January was a month that saw surprise changes in fiscal policy across the globe. Several central banks including Denmark, India and Singapore enacted loosening measures against a backdrop of increasing deflationary pressures as crude oil prices continue to drop.
It looks like the next easing measure will be taken by the Reserve Bank of Australia (RBA) which is meeting this week.
"Judging by price action in the market, there is a real belief the RBA are going to join New Zealand, Europe, Denmark, Switzerland and Canada in easing policy," said Chris Weston, chief market analyst at IG in a note last week.
Steady Rates Since 2013
The RBA has kept rates steady at 2.5 percent since August 2013 and many analysts expect the RBA to announce a 25 basis-point interest rate cut at Tuesday's policy meeting. Data last week showed annual inflation at the lowest level in over two years coming in at 1.7 percent for the last three months of 2014.
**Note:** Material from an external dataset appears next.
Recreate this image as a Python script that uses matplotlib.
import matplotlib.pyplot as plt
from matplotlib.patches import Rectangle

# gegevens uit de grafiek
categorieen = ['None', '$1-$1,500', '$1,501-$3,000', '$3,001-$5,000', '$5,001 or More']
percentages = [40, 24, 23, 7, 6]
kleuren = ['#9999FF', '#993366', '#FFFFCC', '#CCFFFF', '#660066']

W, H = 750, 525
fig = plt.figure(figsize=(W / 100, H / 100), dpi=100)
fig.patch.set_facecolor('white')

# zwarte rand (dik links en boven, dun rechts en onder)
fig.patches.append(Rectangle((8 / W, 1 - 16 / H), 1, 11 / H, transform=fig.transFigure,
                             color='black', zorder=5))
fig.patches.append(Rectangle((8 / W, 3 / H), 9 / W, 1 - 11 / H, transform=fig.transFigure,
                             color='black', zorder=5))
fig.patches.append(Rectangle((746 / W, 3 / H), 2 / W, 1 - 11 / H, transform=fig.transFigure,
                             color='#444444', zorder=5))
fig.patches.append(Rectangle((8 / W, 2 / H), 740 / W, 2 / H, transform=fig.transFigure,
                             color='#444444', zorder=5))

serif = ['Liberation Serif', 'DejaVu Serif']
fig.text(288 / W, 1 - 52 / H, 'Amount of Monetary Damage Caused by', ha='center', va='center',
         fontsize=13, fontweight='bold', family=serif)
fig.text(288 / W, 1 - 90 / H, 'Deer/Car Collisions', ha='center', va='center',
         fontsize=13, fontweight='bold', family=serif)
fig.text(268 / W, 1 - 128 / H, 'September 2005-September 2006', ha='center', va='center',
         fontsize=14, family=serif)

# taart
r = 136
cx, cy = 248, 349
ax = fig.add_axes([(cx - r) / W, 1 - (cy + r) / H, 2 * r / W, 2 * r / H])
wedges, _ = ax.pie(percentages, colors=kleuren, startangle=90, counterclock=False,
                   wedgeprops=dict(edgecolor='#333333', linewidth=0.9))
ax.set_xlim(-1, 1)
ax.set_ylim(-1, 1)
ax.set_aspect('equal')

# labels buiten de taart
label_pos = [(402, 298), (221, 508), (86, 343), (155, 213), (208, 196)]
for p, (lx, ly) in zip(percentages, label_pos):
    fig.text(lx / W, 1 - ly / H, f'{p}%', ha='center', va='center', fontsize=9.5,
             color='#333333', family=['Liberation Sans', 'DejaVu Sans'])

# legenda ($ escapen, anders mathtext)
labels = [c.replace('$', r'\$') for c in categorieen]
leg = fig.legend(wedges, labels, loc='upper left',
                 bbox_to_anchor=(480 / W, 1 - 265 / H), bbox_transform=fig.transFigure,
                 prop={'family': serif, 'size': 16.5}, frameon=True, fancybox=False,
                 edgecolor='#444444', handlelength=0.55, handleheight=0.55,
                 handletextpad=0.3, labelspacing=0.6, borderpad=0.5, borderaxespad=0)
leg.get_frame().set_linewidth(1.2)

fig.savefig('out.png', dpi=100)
"While that's not low enough to provide a smoking gun to justify a rate cut, it's benign enough to provide plenty of scope for the RBA to cut in order to provide a boost to the economy," said Shane Oliver, head of investment strategy and chief economist at AMP Capital.
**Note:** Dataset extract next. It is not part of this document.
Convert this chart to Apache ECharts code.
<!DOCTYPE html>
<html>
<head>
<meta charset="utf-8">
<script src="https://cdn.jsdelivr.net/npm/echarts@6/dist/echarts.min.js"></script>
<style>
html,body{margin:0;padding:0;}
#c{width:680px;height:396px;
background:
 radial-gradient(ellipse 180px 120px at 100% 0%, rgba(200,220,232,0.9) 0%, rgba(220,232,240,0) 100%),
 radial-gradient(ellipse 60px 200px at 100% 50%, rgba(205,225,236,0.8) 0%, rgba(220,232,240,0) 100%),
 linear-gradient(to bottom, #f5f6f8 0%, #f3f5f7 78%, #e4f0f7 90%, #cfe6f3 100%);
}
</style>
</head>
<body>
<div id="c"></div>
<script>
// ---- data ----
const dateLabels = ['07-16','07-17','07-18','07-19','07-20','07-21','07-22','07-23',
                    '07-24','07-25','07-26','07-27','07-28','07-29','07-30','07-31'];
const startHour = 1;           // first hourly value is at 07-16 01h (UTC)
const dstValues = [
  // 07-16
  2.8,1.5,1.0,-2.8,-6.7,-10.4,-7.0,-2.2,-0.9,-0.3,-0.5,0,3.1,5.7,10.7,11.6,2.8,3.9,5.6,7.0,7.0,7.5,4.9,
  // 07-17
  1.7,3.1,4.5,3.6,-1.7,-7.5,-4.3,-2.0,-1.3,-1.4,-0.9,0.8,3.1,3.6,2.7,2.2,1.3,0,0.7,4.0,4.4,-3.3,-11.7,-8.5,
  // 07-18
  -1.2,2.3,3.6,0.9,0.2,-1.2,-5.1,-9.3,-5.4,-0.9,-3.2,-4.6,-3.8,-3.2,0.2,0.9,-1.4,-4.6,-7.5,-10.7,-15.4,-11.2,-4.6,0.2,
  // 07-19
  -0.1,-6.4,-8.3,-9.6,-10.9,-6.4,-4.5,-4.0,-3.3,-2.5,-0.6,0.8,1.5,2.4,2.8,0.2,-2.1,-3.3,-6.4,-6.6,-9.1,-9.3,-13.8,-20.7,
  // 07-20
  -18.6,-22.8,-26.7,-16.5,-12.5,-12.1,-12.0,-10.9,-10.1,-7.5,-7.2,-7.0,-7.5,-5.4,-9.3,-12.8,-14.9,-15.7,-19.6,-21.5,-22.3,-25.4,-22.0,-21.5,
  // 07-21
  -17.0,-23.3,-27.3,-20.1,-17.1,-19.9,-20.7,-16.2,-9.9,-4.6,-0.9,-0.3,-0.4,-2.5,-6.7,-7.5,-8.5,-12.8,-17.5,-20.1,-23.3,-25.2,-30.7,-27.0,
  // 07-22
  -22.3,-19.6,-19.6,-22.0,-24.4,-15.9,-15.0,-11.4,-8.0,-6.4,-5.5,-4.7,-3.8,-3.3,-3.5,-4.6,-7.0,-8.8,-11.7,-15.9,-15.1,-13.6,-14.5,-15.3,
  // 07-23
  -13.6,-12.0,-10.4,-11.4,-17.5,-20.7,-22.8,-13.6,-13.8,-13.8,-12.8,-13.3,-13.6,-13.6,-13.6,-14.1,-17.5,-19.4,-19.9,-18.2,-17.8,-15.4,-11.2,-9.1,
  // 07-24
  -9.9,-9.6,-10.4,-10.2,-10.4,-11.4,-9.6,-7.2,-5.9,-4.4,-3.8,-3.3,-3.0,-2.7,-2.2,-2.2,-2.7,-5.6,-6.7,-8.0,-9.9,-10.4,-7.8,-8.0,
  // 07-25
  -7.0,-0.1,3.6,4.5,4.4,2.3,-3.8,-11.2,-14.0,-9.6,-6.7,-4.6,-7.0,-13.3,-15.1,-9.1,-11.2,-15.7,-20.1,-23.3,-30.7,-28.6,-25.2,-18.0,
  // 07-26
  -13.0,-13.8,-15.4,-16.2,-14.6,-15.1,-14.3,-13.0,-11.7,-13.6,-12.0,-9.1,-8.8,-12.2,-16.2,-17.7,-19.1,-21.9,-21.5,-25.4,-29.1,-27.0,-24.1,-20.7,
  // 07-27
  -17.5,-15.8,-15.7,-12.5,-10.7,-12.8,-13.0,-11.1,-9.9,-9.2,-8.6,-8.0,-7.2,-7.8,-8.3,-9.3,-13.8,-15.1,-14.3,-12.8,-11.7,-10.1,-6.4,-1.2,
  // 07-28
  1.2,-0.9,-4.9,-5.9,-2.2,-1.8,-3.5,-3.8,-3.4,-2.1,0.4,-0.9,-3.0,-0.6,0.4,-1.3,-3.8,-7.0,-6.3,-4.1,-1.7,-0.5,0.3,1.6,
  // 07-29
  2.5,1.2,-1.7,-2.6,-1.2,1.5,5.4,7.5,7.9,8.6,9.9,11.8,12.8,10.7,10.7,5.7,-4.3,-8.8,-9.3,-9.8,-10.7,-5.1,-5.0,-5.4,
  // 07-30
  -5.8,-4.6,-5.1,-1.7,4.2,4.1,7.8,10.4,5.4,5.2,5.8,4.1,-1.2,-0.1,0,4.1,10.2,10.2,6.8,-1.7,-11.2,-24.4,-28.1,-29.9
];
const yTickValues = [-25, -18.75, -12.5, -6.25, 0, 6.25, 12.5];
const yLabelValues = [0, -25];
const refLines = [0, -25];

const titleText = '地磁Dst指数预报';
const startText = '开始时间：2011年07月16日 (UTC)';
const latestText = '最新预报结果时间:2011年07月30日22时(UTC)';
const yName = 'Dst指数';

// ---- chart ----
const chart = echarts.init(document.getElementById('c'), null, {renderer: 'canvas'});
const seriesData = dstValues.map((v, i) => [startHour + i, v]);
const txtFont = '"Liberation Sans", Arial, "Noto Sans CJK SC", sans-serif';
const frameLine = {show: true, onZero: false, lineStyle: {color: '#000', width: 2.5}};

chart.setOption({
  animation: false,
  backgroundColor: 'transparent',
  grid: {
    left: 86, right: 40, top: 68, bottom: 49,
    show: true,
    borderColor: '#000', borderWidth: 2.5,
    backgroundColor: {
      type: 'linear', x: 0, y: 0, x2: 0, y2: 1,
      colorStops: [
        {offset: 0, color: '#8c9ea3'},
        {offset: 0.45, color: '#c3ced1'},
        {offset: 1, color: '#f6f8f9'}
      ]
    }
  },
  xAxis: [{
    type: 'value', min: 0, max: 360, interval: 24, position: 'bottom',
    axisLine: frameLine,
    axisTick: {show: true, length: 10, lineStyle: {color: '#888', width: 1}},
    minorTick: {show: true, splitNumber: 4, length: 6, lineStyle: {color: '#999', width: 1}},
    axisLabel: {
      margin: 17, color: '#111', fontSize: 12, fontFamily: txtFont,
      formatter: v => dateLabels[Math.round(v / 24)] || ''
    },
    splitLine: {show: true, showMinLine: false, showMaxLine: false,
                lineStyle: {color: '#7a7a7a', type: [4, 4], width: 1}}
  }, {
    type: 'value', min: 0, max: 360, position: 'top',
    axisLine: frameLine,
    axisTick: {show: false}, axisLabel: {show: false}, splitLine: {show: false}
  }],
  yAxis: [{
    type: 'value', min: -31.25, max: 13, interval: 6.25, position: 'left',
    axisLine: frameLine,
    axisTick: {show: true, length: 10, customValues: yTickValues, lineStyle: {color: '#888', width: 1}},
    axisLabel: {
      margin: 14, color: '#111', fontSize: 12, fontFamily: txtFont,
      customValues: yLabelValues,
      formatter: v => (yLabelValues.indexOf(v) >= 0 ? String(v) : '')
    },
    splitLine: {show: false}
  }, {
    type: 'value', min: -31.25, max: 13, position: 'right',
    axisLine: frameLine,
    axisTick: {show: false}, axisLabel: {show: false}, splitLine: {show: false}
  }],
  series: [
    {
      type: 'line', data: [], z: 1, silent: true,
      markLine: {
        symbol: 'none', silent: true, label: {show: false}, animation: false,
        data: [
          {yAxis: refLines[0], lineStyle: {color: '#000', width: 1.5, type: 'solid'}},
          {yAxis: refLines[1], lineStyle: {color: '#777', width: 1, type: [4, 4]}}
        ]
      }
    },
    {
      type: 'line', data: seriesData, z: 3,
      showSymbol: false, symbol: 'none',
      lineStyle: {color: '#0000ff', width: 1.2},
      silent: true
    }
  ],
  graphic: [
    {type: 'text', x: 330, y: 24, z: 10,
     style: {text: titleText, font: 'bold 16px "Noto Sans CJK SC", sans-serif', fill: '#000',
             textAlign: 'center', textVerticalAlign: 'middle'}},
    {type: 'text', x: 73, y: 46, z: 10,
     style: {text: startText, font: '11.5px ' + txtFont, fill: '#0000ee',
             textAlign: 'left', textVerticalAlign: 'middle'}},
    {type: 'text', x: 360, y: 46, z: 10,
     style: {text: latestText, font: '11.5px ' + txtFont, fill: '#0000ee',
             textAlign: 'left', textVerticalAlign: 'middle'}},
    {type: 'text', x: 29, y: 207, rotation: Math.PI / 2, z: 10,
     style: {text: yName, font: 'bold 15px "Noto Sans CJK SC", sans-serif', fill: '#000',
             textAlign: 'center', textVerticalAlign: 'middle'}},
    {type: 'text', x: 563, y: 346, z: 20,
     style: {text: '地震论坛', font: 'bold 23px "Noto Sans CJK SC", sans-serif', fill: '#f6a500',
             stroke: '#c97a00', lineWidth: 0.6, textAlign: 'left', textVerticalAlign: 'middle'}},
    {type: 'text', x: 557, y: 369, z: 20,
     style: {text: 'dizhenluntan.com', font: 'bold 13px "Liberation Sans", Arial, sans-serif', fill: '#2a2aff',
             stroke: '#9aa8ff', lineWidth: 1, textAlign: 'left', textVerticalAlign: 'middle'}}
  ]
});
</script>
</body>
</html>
Australia is suffering from 6 percent unemployment and sliding iron ore prices, one of the country's biggest exports and a reduction in rates is expected to boost the economy.
Terry McCrann, an Australian journalist and long-time RBA watcher, commented last that a rate cut is "almost certain.” This announcement sent the Australian dollar to fresh five-and-a-half year lows at 77.22 U.S. cents on Friday. According to McCrann, the RBA will forecast inflation to be lower than the mid-point of its 2-3 percent target range which would open to the door to increased easing.
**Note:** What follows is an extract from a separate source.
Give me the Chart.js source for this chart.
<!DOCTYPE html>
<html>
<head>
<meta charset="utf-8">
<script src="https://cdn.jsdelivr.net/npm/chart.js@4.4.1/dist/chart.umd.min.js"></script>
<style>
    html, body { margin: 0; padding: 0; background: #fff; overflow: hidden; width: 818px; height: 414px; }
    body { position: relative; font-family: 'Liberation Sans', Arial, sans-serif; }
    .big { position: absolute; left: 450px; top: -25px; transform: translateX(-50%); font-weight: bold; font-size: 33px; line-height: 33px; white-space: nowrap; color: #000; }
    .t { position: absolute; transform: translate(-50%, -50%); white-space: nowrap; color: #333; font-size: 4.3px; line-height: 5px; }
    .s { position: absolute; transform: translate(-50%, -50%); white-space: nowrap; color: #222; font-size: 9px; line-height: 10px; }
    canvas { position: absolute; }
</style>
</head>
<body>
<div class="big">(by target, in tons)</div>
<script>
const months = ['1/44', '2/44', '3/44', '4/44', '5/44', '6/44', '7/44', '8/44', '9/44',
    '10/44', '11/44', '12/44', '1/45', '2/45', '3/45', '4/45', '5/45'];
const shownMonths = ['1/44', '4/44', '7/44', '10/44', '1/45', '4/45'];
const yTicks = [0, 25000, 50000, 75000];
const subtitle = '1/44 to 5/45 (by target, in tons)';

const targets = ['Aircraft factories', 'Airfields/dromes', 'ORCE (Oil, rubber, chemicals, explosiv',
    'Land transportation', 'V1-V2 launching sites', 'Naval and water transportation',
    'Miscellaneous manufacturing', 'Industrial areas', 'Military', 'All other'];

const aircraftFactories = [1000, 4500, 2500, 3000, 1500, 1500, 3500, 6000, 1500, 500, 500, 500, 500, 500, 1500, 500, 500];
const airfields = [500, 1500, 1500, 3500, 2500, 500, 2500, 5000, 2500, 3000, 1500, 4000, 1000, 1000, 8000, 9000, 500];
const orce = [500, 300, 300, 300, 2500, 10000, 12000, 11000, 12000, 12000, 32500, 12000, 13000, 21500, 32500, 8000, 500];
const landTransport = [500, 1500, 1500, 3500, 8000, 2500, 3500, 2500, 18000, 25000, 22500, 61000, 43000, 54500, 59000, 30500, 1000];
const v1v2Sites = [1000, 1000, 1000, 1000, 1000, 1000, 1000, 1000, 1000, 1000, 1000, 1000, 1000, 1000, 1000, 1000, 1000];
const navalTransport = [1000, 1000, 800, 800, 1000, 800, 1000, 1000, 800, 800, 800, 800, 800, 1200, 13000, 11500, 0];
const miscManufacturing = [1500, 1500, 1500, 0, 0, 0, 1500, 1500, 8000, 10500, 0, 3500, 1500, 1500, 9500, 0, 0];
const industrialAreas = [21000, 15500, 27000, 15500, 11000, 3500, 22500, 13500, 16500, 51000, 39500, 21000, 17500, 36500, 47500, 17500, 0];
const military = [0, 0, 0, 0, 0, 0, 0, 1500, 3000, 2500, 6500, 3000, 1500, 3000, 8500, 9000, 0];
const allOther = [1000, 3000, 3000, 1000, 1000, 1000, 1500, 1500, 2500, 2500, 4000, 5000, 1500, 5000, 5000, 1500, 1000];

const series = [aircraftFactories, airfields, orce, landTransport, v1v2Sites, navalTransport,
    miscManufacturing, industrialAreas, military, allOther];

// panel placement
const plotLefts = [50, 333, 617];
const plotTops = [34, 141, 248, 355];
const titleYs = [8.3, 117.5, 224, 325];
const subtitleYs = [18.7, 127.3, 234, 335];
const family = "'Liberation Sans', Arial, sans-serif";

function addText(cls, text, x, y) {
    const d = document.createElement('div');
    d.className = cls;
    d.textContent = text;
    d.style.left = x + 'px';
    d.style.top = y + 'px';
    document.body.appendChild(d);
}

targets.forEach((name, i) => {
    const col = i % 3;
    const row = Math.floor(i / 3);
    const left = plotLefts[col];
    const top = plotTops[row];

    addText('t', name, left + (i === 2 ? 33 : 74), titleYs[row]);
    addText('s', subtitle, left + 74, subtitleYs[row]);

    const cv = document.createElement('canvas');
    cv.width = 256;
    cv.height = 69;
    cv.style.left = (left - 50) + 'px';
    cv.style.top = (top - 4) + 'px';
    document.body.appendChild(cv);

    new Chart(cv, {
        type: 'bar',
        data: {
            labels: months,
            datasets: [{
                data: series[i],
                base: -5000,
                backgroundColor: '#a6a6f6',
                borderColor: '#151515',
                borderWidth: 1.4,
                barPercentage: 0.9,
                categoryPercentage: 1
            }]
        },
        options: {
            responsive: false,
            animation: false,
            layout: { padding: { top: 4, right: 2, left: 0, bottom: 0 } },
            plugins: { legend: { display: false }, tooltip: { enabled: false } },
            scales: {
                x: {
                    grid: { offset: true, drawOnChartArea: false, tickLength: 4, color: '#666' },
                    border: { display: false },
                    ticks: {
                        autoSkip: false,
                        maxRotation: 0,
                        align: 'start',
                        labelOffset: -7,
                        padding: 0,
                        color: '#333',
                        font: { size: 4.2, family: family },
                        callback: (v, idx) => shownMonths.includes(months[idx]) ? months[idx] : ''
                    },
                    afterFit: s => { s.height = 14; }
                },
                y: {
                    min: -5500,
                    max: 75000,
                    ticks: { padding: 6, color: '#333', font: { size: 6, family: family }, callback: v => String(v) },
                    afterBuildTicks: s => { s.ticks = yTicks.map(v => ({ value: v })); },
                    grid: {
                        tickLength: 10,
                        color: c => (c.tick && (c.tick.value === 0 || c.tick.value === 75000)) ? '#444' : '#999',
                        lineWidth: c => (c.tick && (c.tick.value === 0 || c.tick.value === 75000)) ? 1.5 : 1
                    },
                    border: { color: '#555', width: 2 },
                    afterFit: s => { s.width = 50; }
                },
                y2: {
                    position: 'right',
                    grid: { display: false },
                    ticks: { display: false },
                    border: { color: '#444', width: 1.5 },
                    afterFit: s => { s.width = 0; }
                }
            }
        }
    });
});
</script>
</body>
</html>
Shane Oliver stated that “Weakening the Australian dollar could be the primary motivation for a rate cut.” If Governor Glen Stevens has his way, a level of 75 U.S. cents would be fair value and with the currency depreciating 4 per cent in January alone, this level could certainly be reached.
Not All Agree
Not all analysts believe the rate cut should happen now and see March as more of a possible time for introducing this easing move. Others prefer not going that route at all. HSBC is one of the few major banks calling for no change, arguing that the RBA remains too concerned with the housing market.
Economist Paul Bloxham: “In deciding whether to cut further, the RBA also needs to weigh the benefits of lower rates against the potential costs of over-inflating the housing market. We think this trade-off will see the RBA sit still with its 2.5 percent cash rate, rather than cut, but it is close."
Bloxham continues, "A key challenge for the RBA is that house price growth has been outpacing household income growth for some time…interest rate cuts could risk pushing housing price growth even faster and driving a housing bubble."